I feel that if I am grounded to one location that the walls are closing in on me. I've been very fortunate to be able to travel so much before the littles. I just would love to travel around with them. However I don't want to right at this minute. They are a little too young.
When I was 5, my mother took me to Europe (in the winter), and I don't remember everything that when on. She did however she passed away so I have only slivers of memories. that's why I don't want to subject my kids to that same experience until the little little is 10.
So where am I going to get lost to?
Where my heart is leading to is Japan, Canada, and India. I really want to go west. Yes I know the Irony is to go West to go to the East however I didn't make up the geographical terms. The easiest trip would be to Canada, to Vancouver, BC. Then to Japan, start north and end in the south east. Then off to India.
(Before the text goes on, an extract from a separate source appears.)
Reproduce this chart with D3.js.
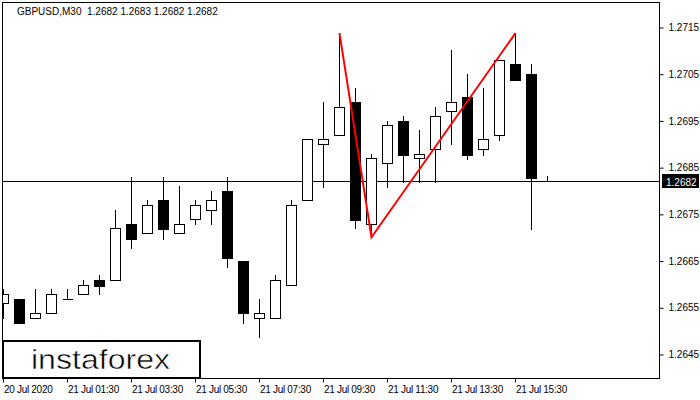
<!DOCTYPE html>
<html>
<head>
<meta charset="utf-8">
<script src="https://cdn.jsdelivr.net/npm/d3@7"></script>
<style>
  html, body { margin: 0; padding: 0; background: #fff; }
  svg { display: block; }
  text { font-family: "Liberation Sans", Arial, sans-serif; white-space: pre; }
</style>
</head>
<body>
<svg id="chart" width="700" height="400"></svg>
<script>
// ---- data ----
const categories = [
  "20 Jul 23:30","21 Jul 00:00","21 Jul 00:30","21 Jul 01:00","21 Jul 01:30","21 Jul 02:00","21 Jul 02:30",
  "21 Jul 03:00","21 Jul 03:30","21 Jul 04:00","21 Jul 04:30","21 Jul 05:00","21 Jul 05:30","21 Jul 06:00",
  "21 Jul 06:30","21 Jul 07:00","21 Jul 07:30","21 Jul 08:00","21 Jul 08:30","21 Jul 09:00","21 Jul 09:30",
  "21 Jul 10:00","21 Jul 10:30","21 Jul 11:00","21 Jul 11:30","21 Jul 12:00","21 Jul 12:30","21 Jul 13:00",
  "21 Jul 13:30","21 Jul 14:00","21 Jul 14:30","21 Jul 15:00","21 Jul 15:30","21 Jul 16:00","21 Jul 16:30"
];
const openValues  = [1.26559,1.26568,1.26528,1.26538,1.26568,1.26578,1.26608,1.26608,1.26728,1.26709,1.26780,1.26709,1.26739,1.26758,1.26799,1.26649,1.26528,1.26528,1.26598,1.26780,1.26900,1.26919,1.26989,1.26728,1.26859,1.26949,1.26870,1.26889,1.26970,1.27000,1.26889,1.26919,1.27071,1.27049,1.2682];
const highValues  = [1.26589,1.26568,1.26589,1.26589,1.26589,1.26608,1.26619,1.26758,1.26829,1.26780,1.26829,1.26810,1.26780,1.26799,1.26829,1.26649,1.26568,1.26619,1.26780,1.26910,1.26989,1.27137,1.27019,1.26878,1.26949,1.26959,1.26930,1.26979,1.27101,1.27049,1.27019,1.27079,1.27137,1.27071,1.2683];
const lowValues   = [1.26528,1.26516,1.26528,1.26538,1.26568,1.26578,1.26578,1.26608,1.26677,1.26709,1.26696,1.26709,1.26728,1.26728,1.26636,1.26516,1.26486,1.26528,1.26598,1.26780,1.26807,1.26919,1.26720,1.26700,1.26807,1.26818,1.26818,1.26818,1.26900,1.26867,1.26876,1.26908,1.27037,1.26718,1.2682];
const closeValues = [1.26578,1.26516,1.26538,1.26578,1.26568,1.26598,1.26596,1.26720,1.26696,1.26769,1.26718,1.26728,1.26769,1.26780,1.26655,1.26538,1.26538,1.26608,1.26769,1.26910,1.26910,1.26979,1.26737,1.26870,1.26940,1.26876,1.26878,1.26959,1.26989,1.26876,1.26910,1.27079,1.27037,1.26827,1.2682];

const yTickValues = [1.2645,1.2655,1.2665,1.2675,1.2685,1.2695,1.2705,1.2715];
const xTickCategories = ["20 Jul 23:30","21 Jul 01:30","21 Jul 03:30","21 Jul 05:30","21 Jul 07:30","21 Jul 09:30","21 Jul 11:30","21 Jul 13:30","21 Jul 15:30"];
const xTickLabels = ["20 Jul 2020","21 Jul 01:30","21 Jul 03:30","21 Jul 05:30","21 Jul 07:30","21 Jul 09:30","21 Jul 11:30","21 Jul 13:30","21 Jul 15:30"];

const patternCategories = ["21 Jul 10:00","21 Jul 11:00","21 Jul 15:30"];
const patternValues = [1.27137, 1.26700, 1.27137];

const currentPrice = 1.2682;
const headerText = "GBPUSD,M30  1.2682 1.2683 1.2682 1.2682";
const logoText = "instaforex";

// ---- layout ----
const plot = { left: 2, right: 659, top: 2, bottom: 378 };
const svg = d3.select("#chart");

const x = d3.scalePoint().domain(categories).range([3, 547]);
const y = d3.scaleLinear().domain([1.2645, 1.2715]).range([354, 27]);
const py = v => Math.round(y(v)) + 0.5;
const px = c => Math.round(x(c)) + 0.5;

const bars = categories.map((c, i) => ({
  c, o: openValues[i], h: highValues[i], l: lowValues[i], cl: closeValues[i]
}));

svg.append("rect").attr("x", 0).attr("y", 0).attr("width", 700).attr("height", 400).attr("fill", "#fff");

svg.append("clipPath").attr("id", "plotclip")
  .append("rect").attr("x", plot.left).attr("y", plot.top)
  .attr("width", plot.right - plot.left).attr("height", plot.bottom - plot.top);

const g = svg.append("g").attr("clip-path", "url(#plotclip)");

// current price line
g.append("line")
  .attr("x1", plot.left).attr("x2", plot.right)
  .attr("y1", py(currentPrice)).attr("y2", py(currentPrice))
  .attr("stroke", "#000").attr("stroke-width", 1);

// wicks
g.selectAll("line.wick").data(bars).join("line")
  .attr("class", "wick")
  .attr("x1", d => px(d.c)).attr("x2", d => px(d.c))
  .attr("y1", d => py(d.h) - 0.5).attr("y2", d => py(d.l) + 0.5)
  .attr("stroke", "#000").attr("stroke-width", 1)
  .attr("shape-rendering", "crispEdges");

// bodies
g.selectAll("rect.body").data(bars.filter(d => d.o !== d.cl)).join("rect")
  .attr("class", "body")
  .attr("x", d => px(d.c) - 5)
  .attr("width", 10)
  .attr("y", d => py(Math.max(d.o, d.cl)))
  .attr("height", d => Math.max(1, py(Math.min(d.o, d.cl)) - py(Math.max(d.o, d.cl))))
  .attr("fill", d => d.cl > d.o ? "#fff" : "#000")
  .attr("stroke", "#000").attr("stroke-width", 1)
  .attr("shape-rendering", "crispEdges");

// doji
g.selectAll("line.doji").data(bars.filter(d => d.o === d.cl)).join("line")
  .attr("class", "doji")
  .attr("x1", d => px(d.c) - 5).attr("x2", d => px(d.c) + 5)
  .attr("y1", d => py(d.o)).attr("y2", d => py(d.o))
  .attr("stroke", "#000").attr("stroke-width", 1)
  .attr("shape-rendering", "crispEdges");

// pattern line
const pattern = patternCategories.map((c, i) => [x(c) + 0.5, y(patternValues[i])]);
g.append("path")
  .attr("d", d3.line()(pattern))
  .attr("fill", "none").attr("stroke", "#ff0000").attr("stroke-width", 2);

// frame
svg.append("rect")
  .attr("x", plot.left + 0.5).attr("y", plot.top + 0.5)
  .attr("width", plot.right - plot.left).attr("height", plot.bottom - plot.top)
  .attr("fill", "none").attr("stroke", "#000").attr("stroke-width", 1);

// y axis
const yAxis = d3.axisRight(y).tickValues(yTickValues).tickSize(4).tickPadding(5)
  .tickFormat(d3.format(".4f"));
const ya = svg.append("g").attr("transform", `translate(${plot.right + 0.5},0.5)`).call(yAxis);
ya.select(".domain").remove();
ya.selectAll("text").attr("font-size", 10).attr("font-family", "Liberation Sans, Arial, sans-serif").attr("fill", "#000");
ya.selectAll("line").attr("stroke", "#000");

// current price label
const cpY = py(currentPrice);
svg.append("rect").attr("x", 662).attr("y", cpY - 7.5).attr("width", 37).attr("height", 14).attr("fill", "#000");
svg.append("text").attr("x", 666).attr("y", cpY + 4)
  .attr("font-size", 10).attr("fill", "#fff").text(d3.format(".4f")(currentPrice));

// x axis
const xa = svg.append("g").attr("transform", `translate(0,${plot.bottom + 0.5})`);
xTickCategories.forEach((c, i) => {
  const xx = px(c);
  xa.append("line").attr("x1", xx).attr("x2", xx).attr("y1", 0).attr("y2", 4).attr("stroke", "#000");
  xa.append("text").attr("x", xx + 0.5).attr("y", 14)
    .attr("font-size", 10).attr("letter-spacing", -0.3).attr("fill", "#000").text(xTickLabels[i]);
});

// header
svg.append("text").attr("x", 17).attr("y", 15).attr("font-size", 10).attr("fill", "#000")
  .attr("xml:space", "preserve").text(headerText);

// logo
svg.append("rect").attr("x", 3).attr("y", 341).attr("width", 197).attr("height", 37)
  .attr("fill", "#fff").attr("stroke", "#000").attr("stroke-width", 2);
svg.append("text").attr("x", 31).attr("y", 369)
  .attr("font-family", "Roboto, 'Open Sans', sans-serif").attr("font-size", 27).attr("font-weight", 300)
  .attr("textLength", 139).attr("lengthAdjust", "spacingAndGlyphs")
  .attr("fill", "#000").attr("stroke", "#fff").attr("stroke-width", 0.5)
  .text(logoText);
</script>
</body>
</html>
I still don't know i this is what the deal is with my life and the need for travel. I thought I'd seen the passport days gone since the birth of my littles. However I find peace and exhilaration when the jumbo jet is on the tarmac and the captain comes on the speaker doing the final prep for the flight attendants and then the unsteady beat of the wheels touching down in an unfamiliar place.
This time its not the need to explore as I truly wish it was, it is the need to escape for a few days, to clear my head and to enjoy life again the way I use to. Maybe I shouldn't be, however life pushes you and pulls you in different directions and hands you opportunities that one can not pass up.
So here I am lost in the world and do not know where to go.
Any other worldly adventure seekers out there?